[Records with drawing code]

☆ ☆ ☆ ☆ ☆

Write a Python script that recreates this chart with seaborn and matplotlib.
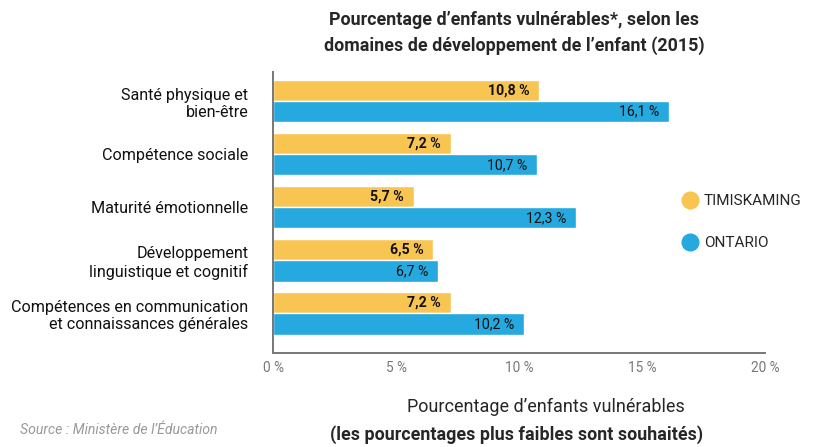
import matplotlib
matplotlib.use("Agg")
import matplotlib.pyplot as plt
from matplotlib.lines import Line2D
import seaborn as sns
import pandas as pd

domaines = [
    "Santé physique et\nbien-être",
    "Compétence sociale",
    "Maturité émotionnelle",
    "Développement\nlinguistique et cognitif",
    "Compétences en communication\net connaissances générales",
]
timiskaming = [10.8, 7.2, 5.7, 6.5, 7.2]
ontario = [16.1, 10.7, 12.3, 6.7, 10.2]
regions = ["TIMISKAMING", "ONTARIO"]
couleurs = ["#F8C552", "#25A9DF"]
ticks_x = [0, 5, 10, 15, 20]

df = pd.DataFrame({
    "domaine": domaines * 2,
    "region": [regions[0]] * len(domaines) + [regions[1]] * len(domaines),
    "valeur": timiskaming + ontario,
})

sns.set_style("white")
plt.rcParams["font.family"] = ["Roboto", "DejaVu Sans"]

fig = plt.figure(figsize=(8.23, 4.47), dpi=100)
ax = fig.add_axes([0.3323, 0.21, 0.5977, 0.629])

sns.barplot(data=df, y="domaine", x="valeur", hue="region", orient="h",
            palette=couleurs, width=0.8, saturation=1, ax=ax, legend=False)

# value labels inside the bar ends
for i, cont in enumerate(ax.containers):
    for rect, v in zip(cont, [timiskaming, ontario][i]):
        ax.annotate(f"{v:.1f} %".replace(".", ","),
                    (rect.get_width(), rect.get_y() + rect.get_height() / 2),
                    xytext=(-7, 0), textcoords="offset points",
                    ha="right", va="center", fontsize=10.2,
                    fontweight="bold" if i == 0 else "normal", color="#111111")

ax.set_xlim(0, 20)
ax.set_ylim(4.75, -0.55)
ax.set_xticks(ticks_x)
ax.set_xticklabels([f"{t} %" for t in ticks_x], color="#777777", fontsize=9.8)
ax.tick_params(axis="x", direction="in", length=5, color="#666666", width=1.2, pad=6)
ax.tick_params(axis="y", length=0, pad=18, labelsize=11.6, labelcolor="#111111")
ax.set_ylabel("")
ax.set_xlabel("")
for s in ["top", "right"]:
    ax.spines[s].set_visible(False)
for s in ["left", "bottom"]:
    ax.spines[s].set_color("#777777")
    ax.spines[s].set_linewidth(1.4)

handles = [Line2D([], [], marker="o", linestyle="", markersize=12,
                  markerfacecolor=c, markeredgecolor=c) for c in couleurs]
fig.legend(handles, regions, loc="center left", bbox_to_anchor=(0.81, 0.503),
           frameon=False, fontsize=11, labelspacing=1.85, handletextpad=0.35,
           handlelength=1.2)

fig.text(0.625, 0.975, "Pourcentage d’enfants vulnérables*, selon les\ndomaines de développement de l’enfant (2015)",
         ha="center", va="top", fontsize=12.9, fontweight="bold", linespacing=1.5)
fig.text(0.663, 0.09, "Pourcentage d’enfants vulnérables", ha="center", va="center", fontsize=13)
fig.text(0.628, 0.027, "(les pourcentages plus faibles sont souhaités)", ha="center", va="center",
         fontsize=12.9, fontweight="bold")
fig.text(0.024, 0.038, "Source : Ministère de l’Éducation", ha="left", va="center",
         fontsize=10.1, style="italic", color="#999999")

fig.savefig("out.png", dpi=100)
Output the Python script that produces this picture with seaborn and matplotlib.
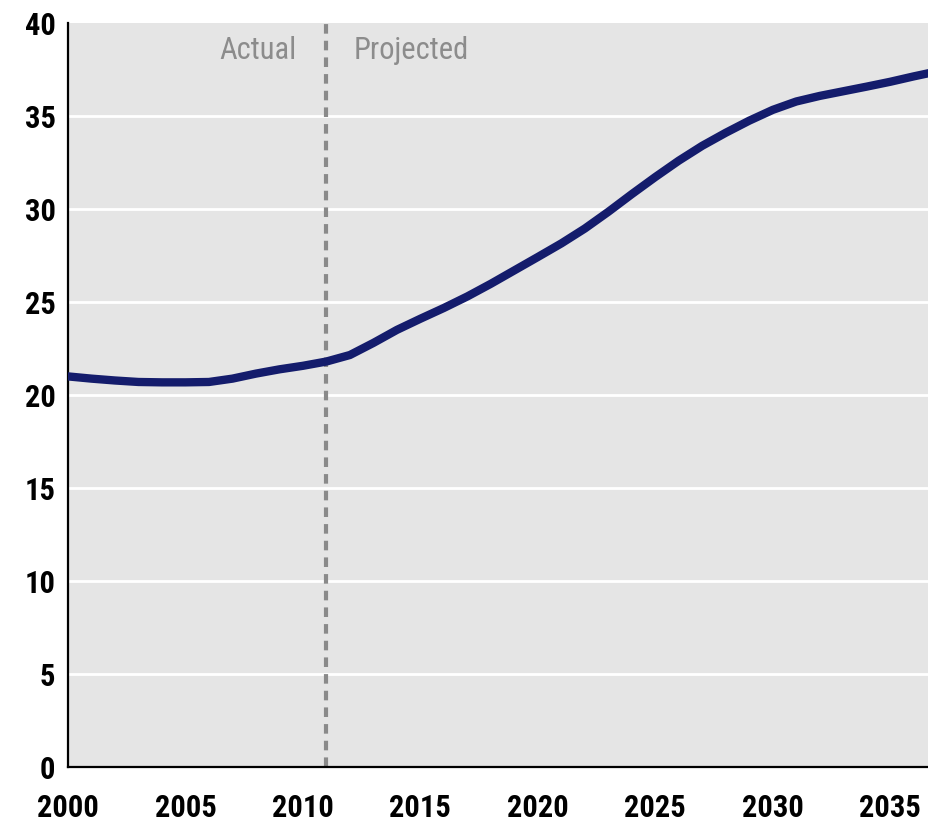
import matplotlib
matplotlib.use("Agg")
import matplotlib.pyplot as plt
import seaborn as sns
import pandas as pd
from matplotlib import font_manager

years = list(range(2000, 2038))
values = [21.0, 20.88, 20.78, 20.7, 20.68, 20.68, 20.7, 20.88, 21.15, 21.38,
          21.57, 21.8, 22.15, 22.8, 23.5, 24.1, 24.68, 25.3, 25.98, 26.7,
          27.42, 28.15, 28.95, 29.85, 30.8, 31.72, 32.6, 33.4, 34.1, 34.75,
          35.33, 35.78, 36.08, 36.33, 36.58, 36.84, 37.13, 37.4]
x_ticks = [2000, 2005, 2010, 2015, 2020, 2025, 2030, 2035]
y_ticks = [0, 5, 10, 15, 20, 25, 30, 35, 40]
split_year = 2011
label_actual = "Actual"
label_projected = "Projected"

df = pd.DataFrame({"year": years, "value": values})

sns.set_theme(style="white")
names = {f.name for f in font_manager.fontManager.ttflist}
fam = "DejaVu Sans"
narrow = False
for cand in ["Liberation Sans Narrow", "Roboto Condensed", "Open Sans Condensed",
             "DejaVu Sans Condensed", "Roboto"]:
    if cand in names:
        fam = cand
        narrow = cand != "Roboto"
        break
plt.rcParams["font.family"] = [fam, "DejaVu Sans"]
tick_size = 22 if narrow else 20
text_size = 22 if narrow else 18

fig = plt.figure(figsize=(9.29, 8.26), dpi=100)
ax = fig.add_axes([68 / 929, 1 - 767 / 826, (929 - 68) / 929, (767 - 23) / 826])
ax.set_facecolor("#e5e5e5")

for yv in y_ticks[1:-1]:
    ax.axhline(yv, color="white", lw=2, zorder=1)

ax.axvline(split_year, color="#8a8a8a", lw=3, linestyle=(0, (2.3, 1.7)), zorder=2)

sns.lineplot(data=df, x="year", y="value", ax=ax, color="#141c6c", lw=6, zorder=3)

ax.set_xlim(2000, 2036.65)
ax.set_ylim(0, 40)
ax.set_xticks(x_ticks)
ax.set_yticks(y_ticks)
ax.set_xlabel("")
ax.set_ylabel("")

for s in ["top", "right"]:
    ax.spines[s].set_visible(False)
for s in ["left", "bottom"]:
    ax.spines[s].set_visible(True)
    ax.spines[s].set_color("black")
    ax.spines[s].set_linewidth(1.6)

ax.tick_params(axis="both", direction="in", length=9.5, width=1.5, color="black",
               labelsize=tick_size, labelcolor="black")
ax.tick_params(axis="x", pad=19)
ax.tick_params(axis="y", pad=9)
for lab in ax.get_xticklabels() + ax.get_yticklabels():
    lab.set_fontweight("bold")

ax.text(split_year - 1.25, 38.5, label_actual, ha="right", va="center",
        color="#8c8c8c", fontsize=text_size)
ax.text(split_year + 1.15, 38.5, label_projected, ha="left", va="center",
        color="#8c8c8c", fontsize=text_size)

fig.savefig("out.png", dpi=100)
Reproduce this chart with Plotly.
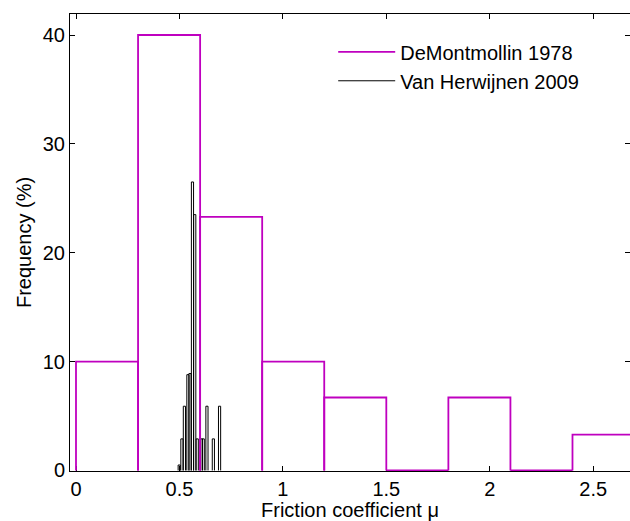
import plotly.graph_objects as go

# DeMontmollin 1978 histogram (bin edges and frequency in %)
demont_edges = [0.0, 0.3, 0.6, 0.9, 1.2, 1.5, 1.8, 2.1, 2.4, 2.7]
demont_freq = [10.0, 40.0, 23.3, 10.0, 6.7, 0.0, 6.7, 0.0, 3.3]

# Van Herwijnen 2009 histogram (bin centres and frequency in %)
vh_centers = [0.499, 0.512, 0.524, 0.541, 0.551, 0.563, 0.574, 0.586,
              0.606, 0.615, 0.633, 0.664, 0.694]
vh_freq = [0.5, 2.9, 5.9, 8.8, 8.9, 26.5, 23.5, 2.9, 2.9, 2.9, 5.9, 2.9, 5.9]
vh_width = 0.0105

x_ticks = [0, 0.5, 1, 1.5, 2, 2.5]
x_ticklabels = ["0", "0.5", "1", "1.5", "2", "2.5"]
y_ticks = [0, 10, 20, 30, 40]

MAGENTA = "#BF00BF"
FONT = "Liberation Sans, Arial, sans-serif"


def outline(lefts, rights, heights):
    xs, ys = [], []
    for l, r, h in zip(lefts, rights, heights):
        xs += [l, l, r, r, None]
        ys += [0, h, h, 0, None]
    return xs, ys


vh_x, vh_y = outline([c - vh_width / 2 for c in vh_centers],
                     [c + vh_width / 2 for c in vh_centers], vh_freq)
dm_x, dm_y = outline(demont_edges[:-1], demont_edges[1:], demont_freq)

fig = go.Figure()
fig.add_trace(go.Scatter(x=vh_x, y=vh_y, mode="lines", name="Van Herwijnen 2009",
                         line=dict(color="black", width=1), legendrank=2,
                         hoverinfo="skip"))
fig.add_trace(go.Scatter(x=dm_x, y=dm_y, mode="lines", name="DeMontmollin 1978",
                         line=dict(color=MAGENTA, width=1.8), legendrank=1,
                         hoverinfo="skip"))

axis_common = dict(showline=True, linecolor="black", linewidth=1, mirror="ticks",
                   ticks="inside", ticklen=5, tickcolor="black", tickwidth=1,
                   showgrid=False, zeroline=False, layer="below traces",
                   tickfont=dict(family=FONT, size=20, color="black"))

fig.update_layout(
    width=630, height=521,
    margin=dict(l=70, r=0, t=14, b=50),
    paper_bgcolor="white", plot_bgcolor="white",
    font=dict(family=FONT, size=20, color="black"),
    showlegend=True,
    legend=dict(x=0.47, y=0.96, xanchor="left", yanchor="top",
                bgcolor="rgba(0,0,0,0)", borderwidth=0,
                font=dict(family=FONT, size=20, color="black"),
                itemwidth=57, tracegroupgap=0),
    xaxis=dict(range=[-0.029, 2.678], tickvals=x_ticks, ticktext=x_ticklabels,
               title=dict(text="Friction coefficient \u03bc", standoff=4,
                          font=dict(family=FONT, size=20, color="black")),
               **axis_common),
    yaxis=dict(range=[-0.05, 41.93], tickvals=y_ticks,
               title=dict(text="Frequency (%)", standoff=5,
                          font=dict(family=FONT, size=20, color="black")),
               **axis_common),
)

fig.write_html("out.html")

☆ ☆ ☆ ☆ ☆

GIVEN PROBLEM: Output nothing except the lines from the one containing "Output the Python" through the one containing "from matplotlib import font_manager", both kept, with the pictures removed.

WRITTEN RESPONSE:
Output the Python script that produces this picture with seaborn and matplotlib.
import matplotlib
matplotlib.use("Agg")
import matplotlib.pyplot as plt
import seaborn as sns
import pandas as pd
from matplotlib import font_manager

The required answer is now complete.